True prayer goes beyond the boundaries of language.
In a blog posting in August 2007, Jerrell Jobe said, "...though reverence and awe have a place, pray can be playful, interactive and dynamic. Prayer is often filled with words, but prayer is more than words. In fact, words aren’t enough and fall short in expression. At times, prayer may be most fully expressed through non-verbal communication, music, even art and drawing."
I've played around with this kind of doodling prayer--we've even experimented with it in our Kidz Church program. It's fun, engaging, and surprisingly expressive in a way that words sometimes are not. This article is a little something I just found on Christianity Today...


Doodling with Devotion
How the simplest art can become a form of prayer.
Sybil MacBeth, a mathematics instructor by profession, doodler and dancer by avocation, has written, and doodled, a daring devotional. Praying in Color: Drawing a New Path to God chronicles her experiments in intercession and challenges readers to take pens and paper in hand and, well, intercede.
Although the daughter and granddaughter of artists, MacBeth was convinced by her own ugly artwork that something "had gone awry in the tossing of the genetic salad." Her point: The absence of skill presents no barrier to an individual's discoveries linking doodling and prayer. That's because prayer involves trust and being real before God.
MacBeth's doodling discoveries came from a crisis. About three years ago, a litany of cancers—lung, brain, breast—struck among family, friends, and colleagues. The suffering within her circle was overwhelming. Worry became her starting point—but not her stopping point. Even now, she writes, "worry invites me to prayer."As a teacher facing a summer off, MacBeth had no papers to grade but instead possessed what she calls a "critical prayer list." Going to the back porch, she doodled a random shape and wrote a name in its center. "The name belonged to one of the people on my prayer list. I stayed with the same shape and the name, adding detail and color to the drawing. Each dot, each line, and each stroke of color became another moment of time spent with the person in the center."
When she sensed the time was right, she moved to another part of the page and drew another shape and put another name in its middle. She embellished it with lines, dots, colors.

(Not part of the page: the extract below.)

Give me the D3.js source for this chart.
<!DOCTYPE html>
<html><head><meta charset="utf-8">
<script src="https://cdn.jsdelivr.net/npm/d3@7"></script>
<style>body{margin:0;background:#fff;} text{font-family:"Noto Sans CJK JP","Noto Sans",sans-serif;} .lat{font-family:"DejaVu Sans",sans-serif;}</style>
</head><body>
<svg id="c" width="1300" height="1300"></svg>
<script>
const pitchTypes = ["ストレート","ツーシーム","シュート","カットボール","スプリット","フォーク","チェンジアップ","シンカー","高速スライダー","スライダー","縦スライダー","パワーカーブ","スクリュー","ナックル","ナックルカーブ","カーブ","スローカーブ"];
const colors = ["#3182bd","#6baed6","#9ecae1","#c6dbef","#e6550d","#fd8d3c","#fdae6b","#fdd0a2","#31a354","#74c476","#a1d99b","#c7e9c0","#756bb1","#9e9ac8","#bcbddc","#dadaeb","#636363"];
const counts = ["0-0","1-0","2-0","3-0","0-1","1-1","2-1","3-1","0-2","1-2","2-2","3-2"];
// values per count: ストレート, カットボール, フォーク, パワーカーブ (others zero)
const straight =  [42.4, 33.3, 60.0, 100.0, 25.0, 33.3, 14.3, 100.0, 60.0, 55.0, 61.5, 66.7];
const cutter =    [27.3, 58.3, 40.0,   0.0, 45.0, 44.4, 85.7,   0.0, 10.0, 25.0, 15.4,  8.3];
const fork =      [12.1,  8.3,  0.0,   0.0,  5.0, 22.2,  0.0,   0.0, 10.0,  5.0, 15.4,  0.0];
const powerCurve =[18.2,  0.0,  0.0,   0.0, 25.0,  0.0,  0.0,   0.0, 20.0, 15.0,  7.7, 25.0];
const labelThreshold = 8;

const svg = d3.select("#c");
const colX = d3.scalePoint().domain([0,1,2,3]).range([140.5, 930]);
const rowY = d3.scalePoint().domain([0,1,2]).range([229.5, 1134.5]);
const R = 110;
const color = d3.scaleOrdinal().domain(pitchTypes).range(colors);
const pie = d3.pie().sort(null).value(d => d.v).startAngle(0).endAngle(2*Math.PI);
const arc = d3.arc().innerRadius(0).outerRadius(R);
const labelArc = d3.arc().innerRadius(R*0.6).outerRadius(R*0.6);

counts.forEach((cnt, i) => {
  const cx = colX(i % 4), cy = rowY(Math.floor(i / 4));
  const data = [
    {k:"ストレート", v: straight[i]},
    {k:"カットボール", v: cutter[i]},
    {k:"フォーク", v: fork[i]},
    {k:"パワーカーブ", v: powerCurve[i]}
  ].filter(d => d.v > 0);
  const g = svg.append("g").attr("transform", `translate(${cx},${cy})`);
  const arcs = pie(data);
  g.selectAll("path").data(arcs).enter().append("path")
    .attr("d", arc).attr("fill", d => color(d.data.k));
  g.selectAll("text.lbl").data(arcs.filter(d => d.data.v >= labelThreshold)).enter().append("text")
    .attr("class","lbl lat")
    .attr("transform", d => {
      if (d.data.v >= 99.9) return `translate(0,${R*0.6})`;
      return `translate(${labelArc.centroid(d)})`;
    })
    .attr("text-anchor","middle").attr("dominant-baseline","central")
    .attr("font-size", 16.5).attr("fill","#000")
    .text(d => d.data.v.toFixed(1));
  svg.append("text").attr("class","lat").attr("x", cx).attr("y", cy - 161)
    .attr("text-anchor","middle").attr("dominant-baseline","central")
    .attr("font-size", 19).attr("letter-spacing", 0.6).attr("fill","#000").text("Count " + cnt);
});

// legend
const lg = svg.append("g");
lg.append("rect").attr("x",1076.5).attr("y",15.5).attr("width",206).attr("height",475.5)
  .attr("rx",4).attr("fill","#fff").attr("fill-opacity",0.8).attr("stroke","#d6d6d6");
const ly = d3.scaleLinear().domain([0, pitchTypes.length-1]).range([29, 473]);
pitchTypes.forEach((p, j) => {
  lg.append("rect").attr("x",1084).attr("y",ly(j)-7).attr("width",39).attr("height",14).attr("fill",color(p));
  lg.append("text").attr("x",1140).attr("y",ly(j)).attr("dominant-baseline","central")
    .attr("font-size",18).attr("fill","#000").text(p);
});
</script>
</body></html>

She continued drawing new shapes and names until her friends and family formed a colorful community of designs. "To my surprise," she writes, "I had not just doodled—I had prayed."
MacBeth has been leading workshops in the U.S. about praying in color for two years. Her book contains balloons, labyrinths, vegetables, clovers, triangles, kites, quilts, calendars with prayer requests and names, and purposefully shaped squiggles. She recommends 15 to 30 minutes for the process, half spent in drawing and the other half in carrying the visual memories or actual images throughout the day.

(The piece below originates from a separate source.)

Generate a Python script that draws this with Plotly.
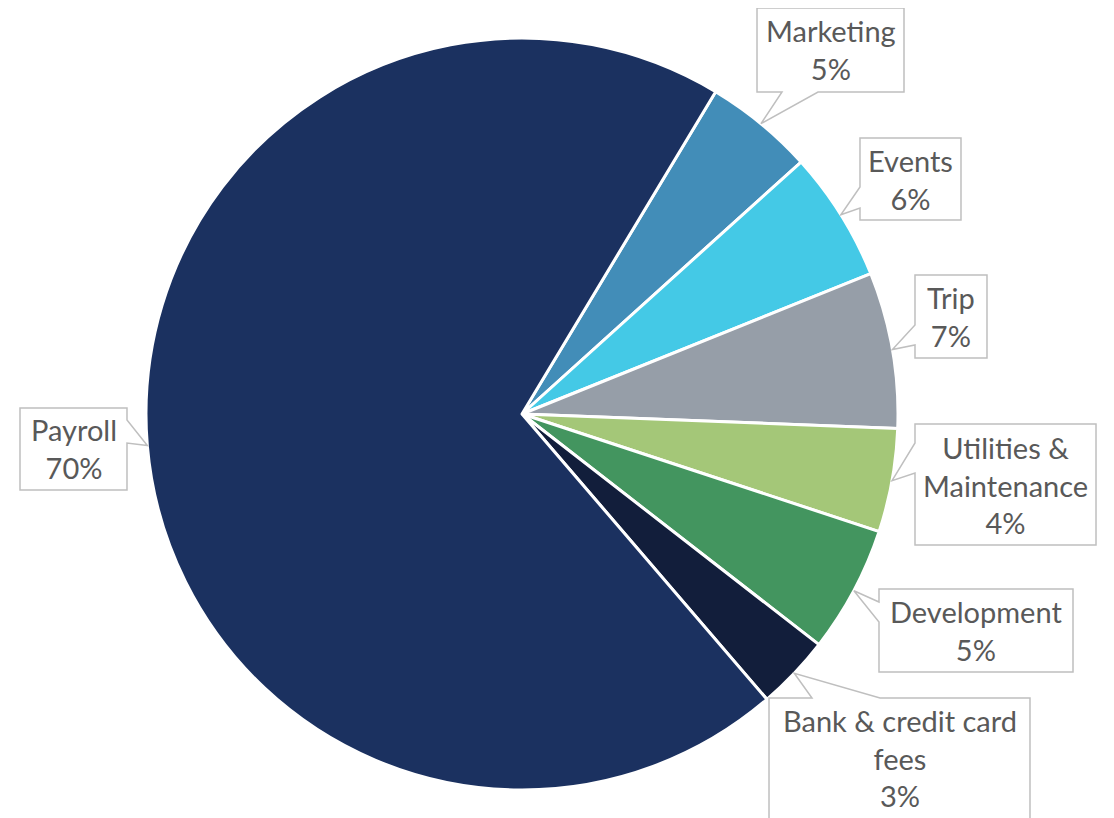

Instead of being a prayer warrior, she calls herself "a prayer popper," one who prays in fits and spurts with "half-formed pleas and intercessions, and bursts of gratitude and rage."

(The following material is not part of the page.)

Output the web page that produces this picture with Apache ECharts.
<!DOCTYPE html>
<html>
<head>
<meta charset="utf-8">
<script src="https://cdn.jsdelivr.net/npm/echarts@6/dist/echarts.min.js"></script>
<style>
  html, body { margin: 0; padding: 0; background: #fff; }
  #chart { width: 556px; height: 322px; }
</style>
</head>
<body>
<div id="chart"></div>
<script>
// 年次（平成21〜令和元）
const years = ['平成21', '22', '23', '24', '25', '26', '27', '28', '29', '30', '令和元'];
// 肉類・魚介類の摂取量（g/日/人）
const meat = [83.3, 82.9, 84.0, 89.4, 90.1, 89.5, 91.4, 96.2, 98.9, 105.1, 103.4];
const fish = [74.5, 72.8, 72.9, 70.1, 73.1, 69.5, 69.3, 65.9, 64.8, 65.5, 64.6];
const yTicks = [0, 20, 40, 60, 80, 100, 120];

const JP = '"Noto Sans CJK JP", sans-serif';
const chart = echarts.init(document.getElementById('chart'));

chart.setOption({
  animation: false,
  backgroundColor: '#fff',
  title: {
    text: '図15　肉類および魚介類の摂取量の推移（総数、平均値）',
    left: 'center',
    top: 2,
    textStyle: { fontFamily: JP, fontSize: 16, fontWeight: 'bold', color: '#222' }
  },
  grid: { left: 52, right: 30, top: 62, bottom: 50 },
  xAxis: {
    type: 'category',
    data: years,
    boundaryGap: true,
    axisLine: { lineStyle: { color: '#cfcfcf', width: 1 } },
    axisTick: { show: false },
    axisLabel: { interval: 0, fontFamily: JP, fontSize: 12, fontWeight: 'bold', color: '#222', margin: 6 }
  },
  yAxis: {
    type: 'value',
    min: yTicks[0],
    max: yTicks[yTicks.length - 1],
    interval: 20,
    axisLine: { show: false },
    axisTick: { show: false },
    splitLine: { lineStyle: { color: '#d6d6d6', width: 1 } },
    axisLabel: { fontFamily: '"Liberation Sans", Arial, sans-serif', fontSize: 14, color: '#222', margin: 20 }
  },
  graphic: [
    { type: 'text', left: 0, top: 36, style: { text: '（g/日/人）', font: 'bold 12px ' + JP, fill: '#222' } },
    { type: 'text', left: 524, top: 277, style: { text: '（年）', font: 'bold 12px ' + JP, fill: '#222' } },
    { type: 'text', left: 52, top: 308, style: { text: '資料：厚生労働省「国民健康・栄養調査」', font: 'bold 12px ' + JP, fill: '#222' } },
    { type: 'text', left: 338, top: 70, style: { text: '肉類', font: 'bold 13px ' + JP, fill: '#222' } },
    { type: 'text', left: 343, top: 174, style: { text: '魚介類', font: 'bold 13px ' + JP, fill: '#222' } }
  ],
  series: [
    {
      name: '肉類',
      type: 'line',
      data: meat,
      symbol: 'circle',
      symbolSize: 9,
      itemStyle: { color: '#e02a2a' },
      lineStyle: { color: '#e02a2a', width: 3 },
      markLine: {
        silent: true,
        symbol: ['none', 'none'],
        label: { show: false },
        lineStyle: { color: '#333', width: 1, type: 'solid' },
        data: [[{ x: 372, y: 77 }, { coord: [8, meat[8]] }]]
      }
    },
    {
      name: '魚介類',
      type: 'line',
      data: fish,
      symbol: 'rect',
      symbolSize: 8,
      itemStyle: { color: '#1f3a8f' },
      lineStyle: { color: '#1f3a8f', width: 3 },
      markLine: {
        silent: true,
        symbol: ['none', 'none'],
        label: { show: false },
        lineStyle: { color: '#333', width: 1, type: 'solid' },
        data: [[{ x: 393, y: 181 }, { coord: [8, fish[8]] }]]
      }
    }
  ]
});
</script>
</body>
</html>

MacBeth is transparent, accessible, and human. She exercises what she calls spiritual imagination as she works on, in, and through prayer.
She trusts herself enough to experiment, mess up, and try again in prayer. She trusts God enough to guide her as she falters, succeeds, and grows stronger. Her book emboldens others to trust their instincts, too."

Sunday, December 30, 2007

Reign Over Me


Just watched this with Sam and Mom....a great, great movie. Heavy. It was interesting to see the relational issues and how communication plays such a vital role. Interesting how Charlie knew he needed help but avoided it so passionately. The very things he really needed to remember and talk about were the things he avoided thinking about--but so much of his life was centered around not remembering his family in ways directly related to things that happened when they were still alive.
We naturally avoid pain--but pain is often how we grow.